In 1993, after assisting Ram Dass at one of his retreats at Omega Institute, Ingram began offering what she calls Dharma Dialogues, interactive public conversations intended to help “dispel” the obstacles to “present awareness.” “Of course, my presentation is part Buddhism and part Advaita,” she acknowledges, “but I try to strip things bare and offer something fresh and uniquely of my own experience and observation. I honor the precision of Buddhism and its understanding of the workings of the mind, and I love in Advaita the emphasis on nondoing and no efforting and the understanding of what always already is. But Advaita can become dreamy and imprecise, and Buddhism can tend toward the repression of experiences it considers negative or bad, such as sex or power.” Ingram offers silent retreats that include dialogues but no prescribed practices, yet she admits that “some people can benefit from a lot of practice.”
When Howie Cohn, a founding teacher at Spirit Rock, met Poonjaji in 1990, he had already experienced the profound depths of insight as outlined in the Vipassana tradition. Yet he had become disillusioned by the dogmatism and rigidity of one of his Asian teachers, and his faith in the practice had begun to waiver. Poonjaji asked him why he had come. “I already know that the seeker and the sought are one,” Cohn told him, “yet I’ve traveled around the world to see you, so I must still be seeking something.”
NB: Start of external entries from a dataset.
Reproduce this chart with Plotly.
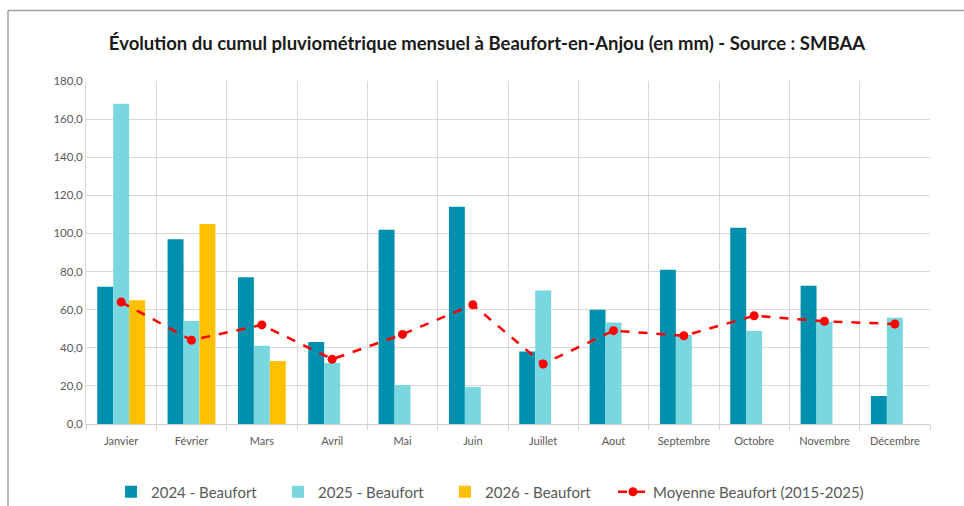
import plotly.graph_objects as go

mois = ["Janvier", "Février", "Mars", "Avril", "Mai", "Juin", "Juillet", "Aout",
        "Septembre", "Octobre", "Novembre", "Décembre"]
v2024 = [72, 97, 77, 43, 102, 114, 38, 60, 81, 103, 72.6, 14.7]
v2025 = [168, 54, 41, 32, 20.5, 19.4, 70, 53.3, 46.7, 48.8, 53.7, 55.8]
v2026 = [65, 105, 33, None, None, None, None, None, None, None, None, None]
moyenne = [64, 44, 52, 34, 47, 62.6, 31.5, 49, 46.3, 56.8, 53.9, 52.5]
yticks = [0, 20, 40, 60, 80, 100, 120, 140, 160, 180]

fig = go.Figure()
fig.add_trace(go.Bar(x=mois, y=v2024, name="2024 - Beaufort", marker_color="#0090AD",
                     marker_line_width=0))
fig.add_trace(go.Bar(x=mois, y=v2025, name="2025 - Beaufort", marker_color="#79D7E0",
                     marker_line_width=0))
fig.add_trace(go.Bar(x=mois, y=v2026, name="2026 - Beaufort", marker_color="#FFC000",
                     marker_line_width=0))
fig.add_trace(go.Scatter(x=mois, y=moyenne, name="Moyenne Beaufort (2015-2025)",
                         mode="lines+markers", legend="legend2",
                         line=dict(color="#FF0000", width=2.5, dash="dash"),
                         marker=dict(color="#FF0000", size=9)))

fig.update_layout(
    width=964, height=506,
    paper_bgcolor="white", plot_bgcolor="white",
    margin=dict(l=86, r=34, t=81, b=82, autoexpand=False),
    separators=", ",
    barmode="group", bargap=0.32, bargroupgap=0,
    font=dict(family="Lato, Open Sans, sans-serif", color="#595959"),
    title=dict(text="<b>Évolution du cumul pluviométrique mensuel à Beaufort-en-Anjou (en mm) - Source : SMBAA</b>",
               x=487 / 964, xref="container", xanchor="center", yref="container",
               y=1 - 44 / 506, yanchor="middle",
               font=dict(size=18.5, color="#1a1a1a", family="Lato, sans-serif")),
    legend=dict(orientation="h", xref="container", yref="container",
                x=111 / 964, xanchor="left", y=1 - 492 / 506, yanchor="middle",
                font=dict(size=15, color="#595959"), itemwidth=30,
                entrywidth=122, entrywidthmode="pixels", tracegroupgap=0),
    legend2=dict(orientation="h", xref="container", yref="container",
                 x=613 / 964, xanchor="left", y=1 - 492 / 506, yanchor="middle",
                 font=dict(size=15, color="#595959"), itemwidth=30),
    showlegend=True,
)
fig.update_xaxes(type="category", range=[-0.5, 11.5], tickson="boundaries", showgrid=True,
                 gridcolor="#D9D9D9", gridwidth=1, showline=True, linecolor="#D0D0D0",
                 linewidth=1, ticks="outside", ticklen=5, tickcolor="#D0D0D0",
                 automargin=False, ticklabelstandoff=7,
                 tickfont=dict(size=11, color="#595959"))
fig.update_yaxes(range=[0, 180], tickvals=yticks, tickformat=".1f", showgrid=True,
                 gridcolor="#D9D9D9", gridwidth=1, showline=True, linecolor="#D9D9D9",
                 zeroline=False, ticks="", automargin=False,
                 tickfont=dict(size=11.5, color="#595959"))

# frame of the original image
fig.add_shape(type="line", xref="paper", yref="paper", x0=(8 - 86) / 844, x1=1.1,
              y0=(424 - 10.5) / 343, y1=(424 - 10.5) / 343,
              line=dict(color="#A0A0A0", width=1.5))
fig.add_shape(type="line", xref="paper", yref="paper", x0=(8 - 86) / 844, x1=(8 - 86) / 844,
              y0=(424 - 10.5) / 343, y1=-0.3,
              line=dict(color="#A0A0A0", width=1.5))

fig.write_html("out.html", config={"displayModeBar": False},
               post_script="document.body.style.margin='0';")
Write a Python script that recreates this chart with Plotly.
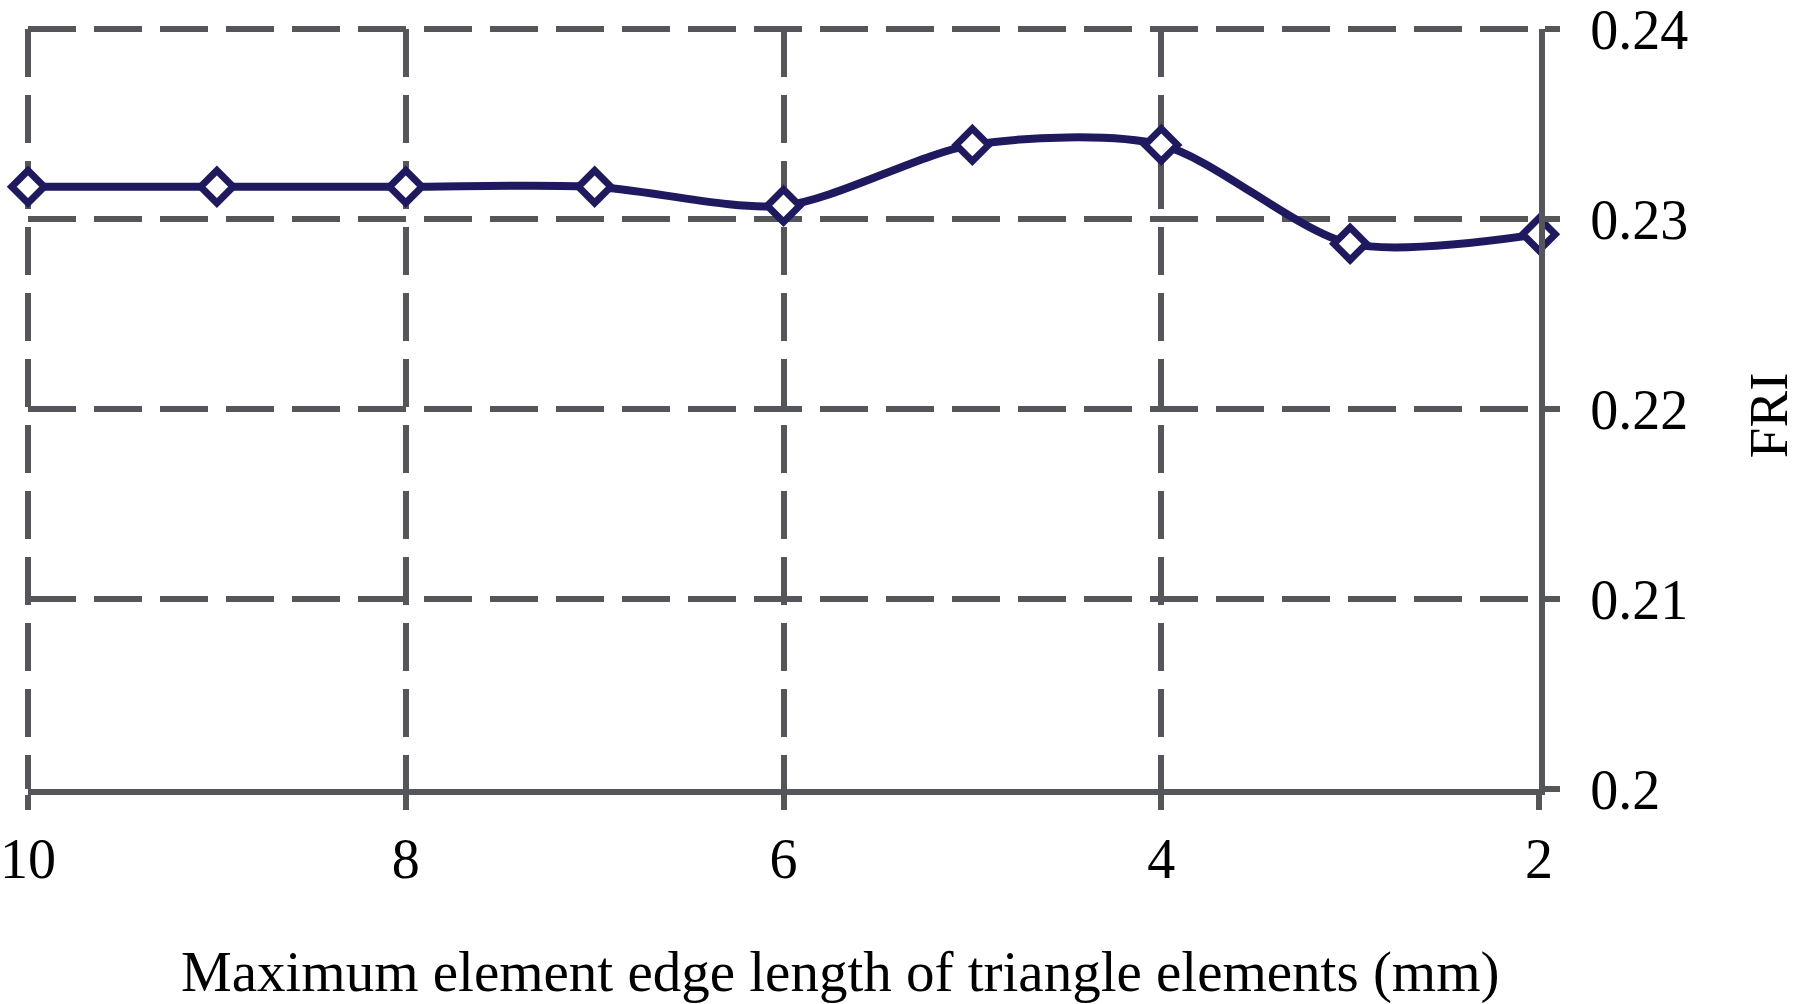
import plotly.graph_objects as go

edge_length = [10, 9, 8, 7, 6, 5, 4, 3, 2]
fri = [0.2317, 0.2317, 0.2317, 0.2317, 0.2307, 0.2339, 0.2339, 0.2287, 0.2292]

x_ticks = [10, 8, 6, 4, 2]
y_ticks = [0.2, 0.21, 0.22, 0.23, 0.24]
y_tick_text = ['0.2', '0.21', '0.22', '0.23', '0.24']

x_title = 'Maximum element edge length of triangle elements (mm)'
y_title = 'FRI'

grid_col = '#55565a'
line_col = '#1f1a60'
dash = '48px,18px'

fig = go.Figure()
fig.add_trace(go.Scatter(
    x=edge_length, y=fri, mode='lines+markers', cliponaxis=False,
    line=dict(color=line_col, width=8, shape='spline', smoothing=0.8),
    marker=dict(symbol='diamond', size=25, color='white',
                line=dict(color=line_col, width=7)),
    showlegend=False,
))

# plotly drops gridlines at the range ends, so draw those two by hand
# (paper side on the edge so the stroke isn't clipped in half)
fig.add_shape(type='line', layer='below', xref='x', yref='paper',
              x0=x_ticks[0], x1=x_ticks[-1], y0=1, y1=1,
              line=dict(color=grid_col, width=6, dash=dash))
fig.add_shape(type='line', layer='below', xref='paper', yref='y',
              x0=0, x1=0, y0=y_ticks[-1], y1=y_ticks[0],
              line=dict(color=grid_col, width=6, dash=dash))

fig.add_annotation(text=x_title, xref='paper', yref='paper', x=0.538, y=-0.2408,
                   xanchor='center', yanchor='middle', showarrow=False,
                   font=dict(size=57))
fig.add_annotation(text=y_title, xref='paper', yref='paper', x=1.1516, y=0.492,
                   xanchor='center', yanchor='middle', showarrow=False,
                   textangle=-90, font=dict(size=55))

fig.update_layout(
    width=1800, height=1004,
    margin=dict(l=28, r=261, t=29, b=215),
    plot_bgcolor='white', paper_bgcolor='white',
    font=dict(family='Liberation Serif', size=56, color='black'),
)

fig.update_xaxes(
    range=[10, 2], tickvals=x_ticks, ticktext=[str(v) for v in x_ticks],
    showgrid=True, gridcolor=grid_col, gridwidth=6, griddash=dash,
    showline=True, linecolor=grid_col, linewidth=6,
    ticks='outside', ticklen=15, tickwidth=6, tickcolor=grid_col,
    ticklabelstandoff=1, ticklabeloverflow='allow',
    zeroline=False, automargin=False,
)
fig.update_yaxes(
    side='right', range=[0.2, 0.24], tickvals=y_ticks, ticktext=y_tick_text,
    showgrid=True, gridcolor=grid_col, gridwidth=6, griddash=dash,
    showline=True, linecolor=grid_col, linewidth=6,
    ticks='outside', ticklen=15, tickwidth=6, tickcolor=grid_col,
    ticklabelstandoff=19, ticklabeloverflow='allow',
    zeroline=False, automargin=False,
)

# drop the browser's default 8px body margin so the figure fills the window
fig.write_html('out.html', config={'displayModeBar': False},
               post_script="document.body.style.margin='0';")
“Remove the seeker and remove the sought,” Poonjaji said. On hearing those words, Cohn says, he experienced a cessation of consciousness and the dissolution of mind and body, just as he had at the end of three-month retreats in the past. “But now I realized they weren’t dependent on forms like sitting practice or retreat. This was my very nature. I didn’t have to do anything or go anywhere to experience it.” Though he wasn’t doing formal meditation, his mind remained quite silent for a month.
“Poonjaji urged me to continue what I was doing,” says Cohn, “so I went back to teaching Vipassana. But now the emphasis was on reminding people that there’s no place to go and nothing to become. I often say that you’re immersed in what you’re seeking, and practice can help you to recognize it and then to get used to and stabilize the recognition. If I’m careful with my language, meditation practice can bring people closer to where they already are and wake them up out of the imagination of being a someone with a past and a future.”
Inspired by their contact with Advaita Vedanta, Buddhist teachers like Cohn, Douglas, and Wheeler practice and teach meditation not as a progressive path to self-improvement but as an opportunity to reconnect directly with our timeless nature. “On the Vipassana retreats I offer,” says Cohn, “people often find that the effort of becoming starts to dissolve, the seeking mind exhausts itself, and the recognition dawns that they’re already complete just as they are.”